Press split as some newspapers show us they have learnt nothing
Editors and proprietors of some newspapers, defying the will of Parliament, have today launched a bid to block any kind of independent regulation of the press that would be capable of protecting the public from the abuses that made the Leveson inquiry necessary.
They are unilaterally rejecting the findings of a formal public inquiry that condemned newspapers for ‘wreaking havoc in the lives of innocent people’ and are threatening to set up a new regulator of their own that will inevitably be another industry poodle like the discredited Press Complaints Commission.
As part of their plan they say they will set up their regulator under a Royal Charter of their own – based on a draft document published in February that would have given editors control of every aspect of the operation.
Editors would have a veto on all appointments, they would be able to pick and choose which complaints to respond to, they would be able to bury corrections in the back pages and they would continue to write their own rule-book.

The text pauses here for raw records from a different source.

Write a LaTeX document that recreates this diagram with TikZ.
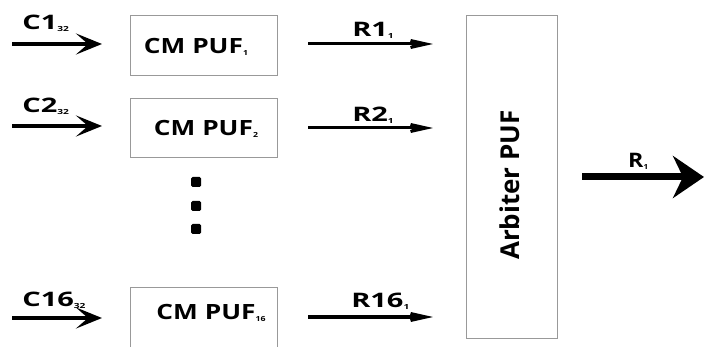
\documentclass[tikz,border=0pt]{standalone}
\usepackage{fontspec}
\setmainfont{Open Sans}[BoldFont={Open Sans Bold}]
\usetikzlibrary{arrows.meta}
\newcommand{\smallsub}[1]{\raisebox{-1.5pt}{\fontsize{7}{7}\selectfont #1}}
\tikzset{
  pufbox/.style={draw=black!40, line width=0.8pt, rectangle, inner sep=0pt},
  inarrow/.style={line width=3.5pt, -{Stealth[length=26pt,width=21pt,inset=12pt]}},
  rarrow/.style={line width=3pt, -{Stealth[length=38pt,width=17pt,inset=20pt]}},
  outarrow/.style={line width=7pt, -{Stealth[length=31pt,width=42pt,inset=10pt]}},
  lbl/.style={font=\bfseries\fontsize{20}{20}\selectfont, inner sep=0pt, xscale=1.45, transform shape},
  boxtxt/.style={font=\bfseries\fontsize{21}{21}\selectfont, inner sep=0pt, xscale=1.25, transform shape},
  dotsq/.style={fill=black, rounded corners=1.5pt, minimum width=10pt, minimum height=10pt, inner sep=0pt},
}
\begin{document}
\begin{tikzpicture}[x=1pt,y=-1pt]
\useasboundingbox (0,0) rectangle (704,347);
% CM PUF boxes
\draw[pufbox] (130,15) rectangle (277,75);
\draw[pufbox] (130,98) rectangle (277,157);
\draw[pufbox] (130,287) rectangle (277,350);
\node[boxtxt] (p1) at (196,47) {CM PUF\smallsub{1}};
\node[boxtxt] (p2) at (206,129) {CM PUF\smallsub{2}};
\node[boxtxt] (p16) at (211,313) {CM PUF\smallsub{16}};
% arbiter
\node[pufbox, minimum width=91pt, minimum height=323pt] (arb) at (511.5,176.5) {};
\node[font=\bfseries\fontsize{26}{26}\selectfont, rotate=90, inner sep=0pt] (arbt) at (510,185) {Arbiter PUF};
% dots
\node[dotsq] (d1) at (196,182) {};
\node[dotsq] (d2) at (196,206) {};
\node[dotsq] (d3) at (196,229) {};
% input arrows
\coordinate (c1s) at (12,44); \coordinate (c1e) at (102,44);
\coordinate (c2s) at (12,126); \coordinate (c2e) at (102,126);
\coordinate (c16s) at (12,318); \coordinate (c16e) at (102,318);
\draw[inarrow] (c1s) -- (c1e);
\draw[inarrow] (c2s) -- (c2e);
\draw[inarrow] (c16s) -- (c16e);
\node[lbl, anchor=base west] (lc1) at (22,30) {C1\smallsub{32}};
\node[lbl, anchor=base west] (lc2) at (22,113) {C2\smallsub{32}};
\node[lbl, anchor=base west] (lc16) at (22,307) {C16\smallsub{32}};
% R arrows
\coordinate (r1s) at (308,44); \coordinate (r1e) at (433,44);
\coordinate (r2s) at (308,128); \coordinate (r2e) at (433,128);
\coordinate (r16s) at (308,317); \coordinate (r16e) at (433,317);
\draw[rarrow] (r1s) -- (r1e);
\draw[rarrow] (r2s) -- (r2e);
\draw[rarrow] (r16s) -- (r16e);
\node[lbl, anchor=base west] (lr1) at (352,37) {R1\smallsub{1}};
\node[lbl, anchor=base west] (lr2) at (352,122) {R2\smallsub{1}};
\node[lbl, anchor=base west] (lr16) at (351,308) {R16\smallsub{1}};
% output
\coordinate (os) at (582,177); \coordinate (oe) at (704,177);
\draw[outarrow] (os) -- (oe);
\node[lbl, anchor=base west, xscale=0.8] (lro) at (628,168) {R\smallsub{1}};
\end{tikzpicture}
\end{document}
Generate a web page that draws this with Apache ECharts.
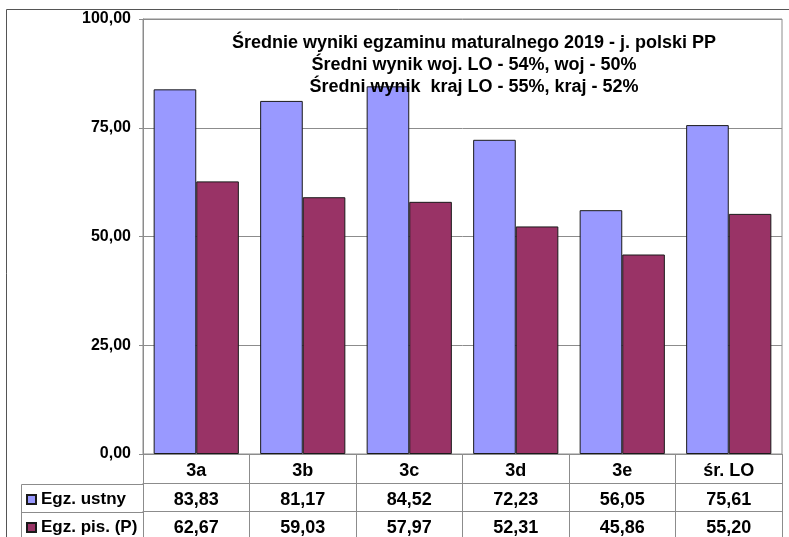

Under such a system the public could have no confidence that their complaints would be dealt with impartially because, like the fatally flawed PCC, the new body would put the interests of editors before those of ordinary people with complaints.
This desperate move by editors and proprietors – rejecting the Royal Charter agreed last month by all parties in Parliament and due to be approved by the Queen in days – is only the latest proof that most of the industry has learned no lessons from the Leveson experience. They are not sorry for the abuses exposed at the inquiry, or for the further abuses exposed almost weekly since, and they do not accept the need for real change.
This is despite abundant opinion poll evidence (which papers stubbornly refuse to report) showing that the overwhelming majority of the public wants truly independent and effective press regulation that does not interfere with free speech. That is what Leveson recommended and that is what the Royal Charter approved by Parliament will deliver.